Father Joe didn’t understand the question at first, because he was expecting Bill to begin a rambling, horrible confession.

But when he noticed Bill kept staring at him, he figured it out. The shirt was almost soaked through with blood.

“You think they’re carrying a disease?” Father Joe asked. “Is that what you’re worried about?”

“You obviously still want to live because you’re pretending it didn’t happen, um, Father.”

“And you’re worried I’m going to ask you to do something to me, right?”

“No. That’s a sin. I would never do that.”

Father Joe laughed. “Okay. Yeah. A sin. To end the life of someone who is living on borrowed time.”

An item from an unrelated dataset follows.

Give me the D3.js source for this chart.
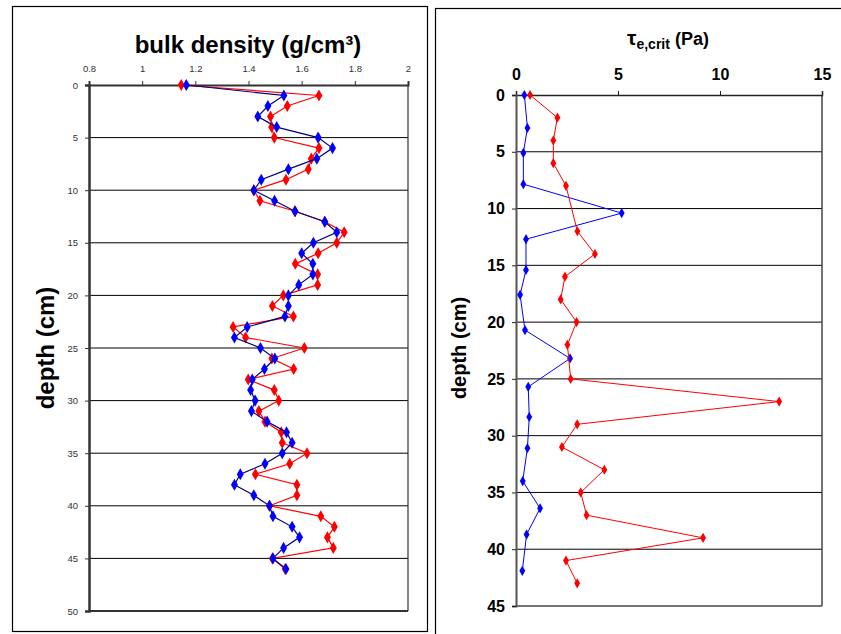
<!DOCTYPE html>
<html><head><meta charset="utf-8">
<script src="https://d3js.org/d3.v7.min.js"></script>
<style>body{margin:0;background:#fff}svg{display:block}</style>
</head><body>
<script>
// ---- Left chart data: bulk density (g/cm3) by depth (cm)
const bdDepth = d3.range(0, 47);
const bdBlue = [1.166,1.533,1.473,1.435,1.506,1.662,1.716,1.657,1.55,1.448,1.42,1.498,1.575,1.687,1.732,1.644,1.6,1.642,1.642,1.589,1.55,1.55,1.537,1.395,1.347,1.445,1.499,1.46,1.414,1.408,1.425,1.411,1.47,1.543,1.564,1.527,1.462,1.369,1.347,1.42,1.479,1.492,1.564,1.592,1.532,1.492,1.541];
const bdRed  = [1.147,1.665,1.546,1.483,1.487,1.497,1.665,1.636,1.625,1.541,1.42,1.443,1.575,1.687,1.76,1.732,1.662,1.576,1.66,1.66,1.531,1.49,1.569,1.342,1.389,1.61,1.488,1.57,1.399,1.497,1.514,1.439,1.462,1.523,1.527,1.62,1.555,1.426,1.582,1.582,1.479,1.672,1.723,1.697,1.719,1.49,1.538];
const bdTicksX = [0.8,1,1.2,1.4,1.6,1.8,2];
const bdTicksY = [0,5,10,15,20,25,30,35,40,45,50];

// ---- Right chart data: critical erosion shear stress (Pa) by depth (cm)
const tauBlueDepth = [0,2.9,5.1,7.85,10.4,12.7,15.4,17.6,20.7,23.2,25.7,28.35,31.1,34,36.4,38.7,41.9];
const tauBlue      = [0.41,0.56,0.36,0.36,5.18,0.49,0.49,0.2,0.44,2.65,0.6,0.65,0.56,0.33,1.18,0.52,0.31];
const tauRedDepth  = [0,2,4,6,8,12,14,16,18,20,22,25,27,29,31,33,35,37,39,41,43];
const tauRed       = [0.69,2.03,1.83,1.83,2.45,3.01,3.87,2.4,2.19,2.97,2.52,2.68,12.9,3.0,2.25,4.33,3.17,3.46,9.17,2.45,3.0];
const tauTicksX = [0,5,10,15];
const tauTicksY = [0,5,10,15,20,25,30,35,40,45];

const W = 841, H = 634;
const svg = d3.select("body").append("svg").attr("width", W).attr("height", H);
const font = "Arial, 'Liberation Sans', sans-serif";

// panel frames
svg.append("rect").attr("x",12.5).attr("y",6.5).attr("width",415).attr("height",625)
  .attr("fill","none").attr("stroke","#000").attr("stroke-width",1.2);
svg.append("rect").attr("x",435.5).attr("y",8.5).attr("width",420).attr("height",640)
  .attr("fill","none").attr("stroke","#000").attr("stroke-width",1.2);

// ================= LEFT CHART =================
{
  const x = d3.scaleLinear().domain([0.8,2]).range([89,408]);
  const y = d3.scaleLinear().domain([0,50]).range([85,611]);
  const g = svg.append("g");
  g.selectAll(".grid").data(bdTicksY.filter(v=>v>0 && v<50)).join("line")
    .attr("x1",x(0.8)).attr("x2",x(2)).attr("y1",d=>y(d)).attr("y2",d=>y(d))
    .attr("stroke","#000").attr("stroke-width",1);
  g.append("line").attr("x1",x(2)).attr("x2",x(2)).attr("y1",y(0)).attr("y2",y(50))
    .attr("stroke","#333").attr("stroke-width",1.2);
  g.append("line").attr("x1",x(0.8)).attr("x2",x(2)).attr("y1",y(50)).attr("y2",y(50))
    .attr("stroke","#333").attr("stroke-width",2);
  const ax = g.append("g").attr("transform",`translate(0,${y(0)})`)
    .call(d3.axisTop(x).tickValues(bdTicksX).tickSize(4).tickFormat(d3.format("")));
  ax.select(".domain").attr("stroke","#333").attr("stroke-width",2);
  ax.selectAll("text").attr("font-family",font).attr("font-size",9.5).attr("fill","#333").attr("dy","-6");
  ax.selectAll(".tick line").attr("stroke","#333");
  const ay = g.append("g").attr("transform",`translate(${x(0.8)},0)`)
    .call(d3.axisLeft(y).tickValues(bdTicksY).tickSize(4));
  ay.select(".domain").attr("stroke","#333").attr("stroke-width",2.5);
  ay.selectAll("text").attr("font-family",font).attr("font-size",9.5).attr("fill","#333").attr("dx","-4");
  ay.selectAll(".tick line").attr("stroke","#333");

  const line = d3.line().x(d=>x(d[0])).y(d=>y(d[1]));
  const red = bdRed.map((v,i)=>[v,bdDepth[i]]);
  const blue = bdBlue.map((v,i)=>[v,bdDepth[i]]);
  g.append("path").attr("d",line(red)).attr("fill","none").attr("stroke","#ff0000").attr("stroke-width",1.2);
  g.selectAll(".rm").data(red).join("path").attr("transform",d=>`translate(${x(d[0])},${y(d[1])})`)
    .attr("d",d3.symbol().type(d3.symbolDiamond).size(42)).attr("fill","#ff0000");
  g.append("path").attr("d",line(blue)).attr("fill","none").attr("stroke","#000080").attr("stroke-width",1.2);
  g.selectAll(".bm").data(blue).join("path").attr("transform",d=>`translate(${x(d[0])},${y(d[1])})`)
    .attr("d",d3.symbol().type(d3.symbolDiamond).size(42)).attr("fill","#0000ff");

  svg.append("text").attr("x",248).attr("y",53).attr("text-anchor","middle")
    .attr("font-family",font).attr("font-weight","bold").attr("font-size",24).text("bulk density (g/cm³)");
  svg.append("text").attr("transform","translate(54,348) rotate(-90)").attr("text-anchor","middle")
    .attr("font-family",font).attr("font-weight","bold").attr("font-size",24).text("depth (cm)");
}

// ================= RIGHT CHART =================
{
  const x = d3.scaleLinear().domain([0,15]).range([516,822]);
  const y = d3.scaleLinear().domain([0,45]).range([95,606]);
  const g = svg.append("g");
  g.selectAll(".grid").data(tauTicksY.filter(v=>v>0 && v<45)).join("line")
    .attr("x1",x(0)).attr("x2",x(15)).attr("y1",d=>y(d)).attr("y2",d=>y(d))
    .attr("stroke","#000").attr("stroke-width",1);
  g.append("line").attr("x1",x(15)).attr("x2",x(15)).attr("y1",y(0)).attr("y2",y(45))
    .attr("stroke","#444").attr("stroke-width",1.5);
  g.append("line").attr("x1",x(0)).attr("x2",x(15)).attr("y1",y(45)).attr("y2",y(45))
    .attr("stroke","#444").attr("stroke-width",1.5);
  const ax = g.append("g").attr("transform",`translate(0,${y(0)})`)
    .call(d3.axisTop(x).tickValues(tauTicksX).tickSize(4));
  ax.select(".domain").attr("stroke","#222").attr("stroke-width",1.5);
  ax.selectAll("text").attr("font-family",font).attr("font-weight","bold").attr("font-size",16).attr("fill","#000").attr("dy","-8");
  ax.selectAll(".tick line").attr("stroke","#222");
  const ay = g.append("g").attr("transform",`translate(${x(0)},0)`)
    .call(d3.axisLeft(y).tickValues(tauTicksY).tickSize(4));
  ay.select(".domain").attr("stroke","#555").attr("stroke-width",2);
  ay.selectAll("text").attr("font-family",font).attr("font-weight","bold").attr("font-size",16).attr("fill","#000").attr("dx","-4");
  ay.selectAll(".tick line").attr("stroke","#222");

  const line = d3.line().x(d=>x(d[0])).y(d=>y(d[1]));
  const blue = tauBlue.map((v,i)=>[v,tauBlueDepth[i]]);
  const red = tauRed.map((v,i)=>[v,tauRedDepth[i]]);
  g.append("path").attr("d",line(blue)).attr("fill","none").attr("stroke","#0000ff").attr("stroke-width",1);
  g.selectAll(".bm").data(blue).join("path").attr("transform",d=>`translate(${x(d[0])},${y(d[1])})`)
    .attr("d",d3.symbol().type(d3.symbolDiamond).size(30)).attr("fill","#0000ff");
  g.append("path").attr("d",line(red)).attr("fill","none").attr("stroke","#ff0000").attr("stroke-width",1);
  g.selectAll(".rm").data(red).join("path").attr("transform",d=>`translate(${x(d[0])},${y(d[1])})`)
    .attr("d",d3.symbol().type(d3.symbolDiamond).size(30)).attr("fill","#ff0000");

  const t = svg.append("text").attr("x",668).attr("y",45).attr("text-anchor","middle")
    .attr("font-family",font).attr("font-size",18);
  t.append("tspan").attr("font-size",21).attr("font-weight","bold").text("τ");
  t.append("tspan").attr("font-weight","bold").attr("font-size",14).attr("dy",4).text("e,crit");
  t.append("tspan").attr("font-weight","bold").attr("dy",-4).text(" (Pa)");
  svg.append("text").attr("transform","translate(466,348) rotate(-90)").attr("text-anchor","middle")
    .attr("font-family",font).attr("font-weight","bold").attr("font-size",20).text("depth (cm)");
}
</script>
</body></html>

“I’m going to leave it up to you. I won’t stop you from hurting yourself, but I can’t do it for you. No way.”

“I doubt we even need to be thinking about it.”

“I can’t let you back into the neighborhood,” Bill said as Father Joe began to walk toward the truck.

“Really? I’m going to help you take care of the garbage. Then we’ll see.”

Just like that, Father Joe walked away. Just like that, he headed toward the truck, bleeding into Bailey’s shirt. With enough pressure, the bleeding would stop, the pain would subside.

Inside the truck was a bottle of Crown Royal, only a shot or two was left. He removed the shirt from his body, peeling it away from the clotting blood, and poured the alcohol over his wound.

Father Joe clenched his teeth to keep himself from making any noise as he rinsed the zombie bite. Here was his ego in play again. After doing everything he could through the years to leave the man he was in Mexico in the boxing ring, he had almost completely become that man all over again. A boxing match smells like the end of the world, only he didn’t know it until now.

When he closed his eyes and felt the sun’s warmth upon the fresh wound, he remembered Kathy when she had emerged from the lobby of the retirement center, her arms outstretched, a bright smile on her face. She was ready to run far, far away. And she would. She would go far, far away. Because she had believed in him. She had believed that Father Joe could protect her.